Kita mesti menyadari bahwa: dunia Islam hari ini diselimuti awan mendung dan ditutupi kabut duka, karena Jiwa kerdil, pikiran sempit, sensitif, rakus, egoistik, hilang rasa malu, bangga dengan yang haram, iri hati dan hasad dengki, tidak berwawasan, suka berangan-angan dan sarat dengan agenda dan kepentingan pribadi yang menjadi penyebabnya, bahkan sifat-sifat ini menjadi hal yang umum bagi masyarakat kita. Sesungguhnya sifat-sifat negatif dan destruktif ini hanya akan menjadikan manusia tidak optimal dan maksimal dalam memanfaatkan segala anugerah yang ada, sehingga hidup menjadi sia-sia dan tidak bermakna. Jika agenda perjuangan manusia hanya bersifat pribadi atau sekedar memenuhi tuntutan dan kepentingan pribadi, maka manusia akan hidup dengan jiwa yang kerdil, agenda yang kecil dan tidak prihatin kepada nasib orang lain. Semua ini tentunya sangat bertentangan dengan fitrah manusia, ajaran Islam dan materi yang diajarkan oleh pesantren ramadhan.

Sesungguhnya jika kita mau dan secara sukarela melihat kepada diri kita sendiri, kita akan menemukan banyak potensi diri kita yang belum kita eksplorasi dan eksploitasi untuk membina hidup yang kontributif dan kualitatif. Banyak potensi diri kita dan kelebihan (advantages) serta bakat (talent) yang terabaikan, terbiar dan terlupakan, karena kita lupa diri, suka meniru dan mudah hanyut dalam angan-angan. Sesungguhnya bulan Ramadahan adalah bulan kekuatan bukan kelemahan, bulan muhasabah ( self criticism ) dan penggalian potensi diri bukan bulan memuji diri (self praising ) dan berbangga diri, bulan kerja keras dan aktualisasi program, bukan bulan intirahat dan kemalasan, bulan kontemplasi dan intuisi bukan bulan tidur dan angan-angan, bulan prestasi dan bukan bulan kegagalan, bulan ukhuwah dan toleransi bukan bulan permusuhan dan peperangan, bulan ibadah dan pengabdian bukan bulan dosa dan kemaksiatan.

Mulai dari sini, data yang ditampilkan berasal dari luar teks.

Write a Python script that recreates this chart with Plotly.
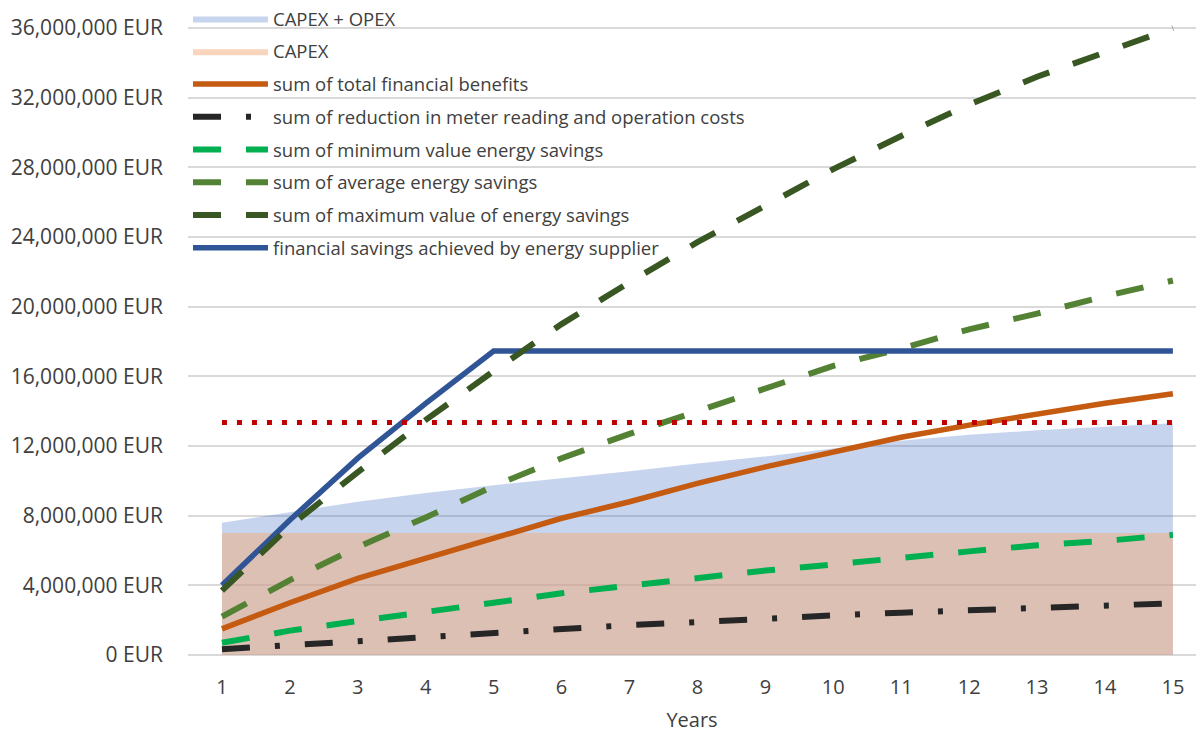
import plotly.graph_objects as go

years = [1, 2, 3, 4, 5, 6, 7, 8, 9, 10, 11, 12, 13, 14, 15]

# values in million EUR
capex_opex = [7.6, 8.2, 8.8, 9.3, 9.75, 10.15, 10.55, 11.0, 11.4, 11.85, 12.3, 12.65, 12.9, 13.1, 13.3]
capex = [7.0, 7.0, 7.0, 7.0, 7.0, 7.0, 7.0, 7.0, 7.0, 7.0, 7.0, 7.0, 7.0, 7.0, 7.0]
total_benefits = [1.5, 3.0, 4.4, 5.55, 6.7, 7.85, 8.8, 9.85, 10.8, 11.65, 12.5, 13.2, 13.85, 14.45, 15.0]
meter_reduction = [0.33, 0.56, 0.82, 1.05, 1.3, 1.55, 1.72, 1.89, 2.1, 2.27, 2.43, 2.58, 2.72, 2.85, 2.97]
min_savings = [0.7, 1.4, 1.95, 2.45, 3.0, 3.55, 4.0, 4.45, 4.85, 5.2, 5.6, 5.95, 6.3, 6.55, 6.9]
avg_savings = [2.2, 4.3, 6.2, 7.9, 9.7, 11.3, 12.7, 14.0, 15.35, 16.6, 17.6, 18.7, 19.6, 20.6, 21.5]
max_savings = [3.7, 7.4, 10.5, 13.5, 16.3, 19.0, 21.4, 23.7, 25.8, 27.9, 29.8, 31.6, 33.2, 34.6, 36.0]
supplier_savings = [4.0, 7.75, 11.3, 14.45, 17.45, 17.45, 17.45, 17.45, 17.45, 17.45, 17.45, 17.45, 17.45, 17.45, 17.45]
threshold = [13.35, 13.35, 13.35, 13.35, 13.35, 13.35, 13.35, 13.35, 13.35, 13.35, 13.35, 13.35, 13.35, 13.35, 13.35]

y_ticks = [0, 4, 8, 12, 16, 20, 24, 28, 32, 36]

M = 1_000_000
def eur(v):
    return [x * M for x in v]

FONT = "Open Sans"
TXT = "#404040"

# plot area runs from the figure top; the 36M gridline sits 28 px below it
PLOT_TOP_PX, AXIS_PX = 0, 655
Y_TOP = 36 * M * (AXIS_PX - PLOT_TOP_PX) / (AXIS_PX - 28)

fig = go.Figure()

fig.add_trace(go.Scatter(x=years, y=eur(capex_opex), name="CAPEX + OPEX", mode="lines",
                         line=dict(width=0), fill="tozeroy", fillcolor="rgba(68,114,196,0.3)",
                         legendgroup="a"))
fig.add_trace(go.Scatter(x=years, y=eur(capex), name="CAPEX", mode="lines",
                         line=dict(width=0), fill="tozeroy", fillcolor="rgba(243,171,123,0.5)",
                         legendgroup="b"))
fig.add_trace(go.Scatter(x=years, y=eur(total_benefits), name="sum of total financial benefits",
                         mode="lines", line=dict(color="#C55A11", width=5.5), legendgroup="c"))
fig.add_trace(go.Scatter(x=years, y=eur(meter_reduction),
                         name="sum of reduction in meter reading and operation costs",
                         mode="lines", line=dict(color="#262626", width=6, dash="28px,25px,5px,25px"),
                         legendgroup="d"))
fig.add_trace(go.Scatter(x=years, y=eur(min_savings), name="sum of minimum value energy savings",
                         mode="lines", line=dict(color="#00B050", width=6, dash="28px,25px"),
                         legendgroup="e"))
fig.add_trace(go.Scatter(x=years, y=eur(avg_savings), name="sum of average energy savings",
                         mode="lines", line=dict(color="#548235", width=6, dash="28px,25px"),
                         legendgroup="f"))
fig.add_trace(go.Scatter(x=years, y=eur(supplier_savings),
                         name="financial savings achieved by energy supplier",
                         mode="lines", line=dict(color="#2F5597", width=5.5), legendgroup="h",
                         legendrank=1008))
fig.add_trace(go.Scatter(x=years, y=eur(max_savings), name="sum of maximum value of energy savings",
                         mode="lines", line=dict(color="#385723", width=6, dash="28px,25px"),
                         legendgroup="g", legendrank=1007))
fig.add_trace(go.Scatter(x=years, y=eur(threshold), name="threshold", showlegend=False,
                         mode="lines", line=dict(color="#C00000", width=5, dash="5px,10px")))

fig.update_layout(
    width=1196, height=733,
    margin=dict(l=188, r=0, t=PLOT_TOP_PX, b=733 - AXIS_PX),
    paper_bgcolor="white", plot_bgcolor="white",
    font=dict(family=FONT, color=TXT, size=20),
    showlegend=True,
    legend=dict(x=0.0, y=1.0, xanchor="left", yanchor="top", bgcolor="rgba(0,0,0,0)",
                font=dict(family=FONT, size=18.5, color=TXT), tracegroupgap=5.7,
                itemwidth=75, traceorder="grouped"),
    xaxis=dict(range=[0.5, 15.34], tickmode="array", tickvals=years,
               ticktext=[str(y) for y in years], showgrid=False, zeroline=False,
               showline=False, ticks="", ticklabelstandoff=18, automargin=False,
               tickfont=dict(size=20, color=TXT),
               title=dict(text="Years", font=dict(size=20, color=TXT), standoff=21)),
    yaxis=dict(range=[0, Y_TOP], tickmode="array", tickvals=[t * M for t in y_ticks],
               ticktext=[f"{t * M:,.0f} EUR" for t in y_ticks], automargin=False,
               showgrid=True, gridcolor="#D9D9D9", gridwidth=1.5, zeroline=True,
               zerolinecolor="#D9D9D9", zerolinewidth=1.5, showline=False, ticks="",
               ticklabelstandoff=24, tickfont=dict(size=21, color=TXT)),
)

fig.write_html("out.html", config={"displayModeBar": False},
               post_script="document.body.style.margin='0';")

Siapa yang beramal soleh, dari lelaki atau perempuan, serta beriman, maka sesungguhnya Kami akan berikan kepadanya kehidupan yang baik; dan sesungguhnya kami akan membalas amal mereka, dengan

memberikan pahala yang lebih dari apa yang mereka telah kerjakan.

Surah an-Nahl ( 16 : 97 )

Pengenalan dan pengembangan jatidiri dapat kita capai jika kita benar-benar mau berusaha mengenal, memahami, melihat dan menilai diri kita sendiri. Pengembangan jatidiri kita dapat terlaksana dengan baik jika kita dapat memahami kehadiran dan keberadaan Ramadhan sebagai sebuah pesanteren terbuka ataupun sebuah pusat pendidikan dan pelatihan ( training center ) untuk mengenal, mendidik, menempa dan membina diri dan jiwa kita yang selalu inginkan perbaikan dan peningkatan kualitas. Dengan jatidiri yang baik, fitrah yang murni, hati yang bersih, spiritual yang cerdas semangat waja, cinta yang tulus dan murni kepada Allah dan akhlak yang mulia kita dapat mencapai kehidupan yang Islami, damai, penuh keimanan, istiqomah dan selamat di dunia dan di akhirat.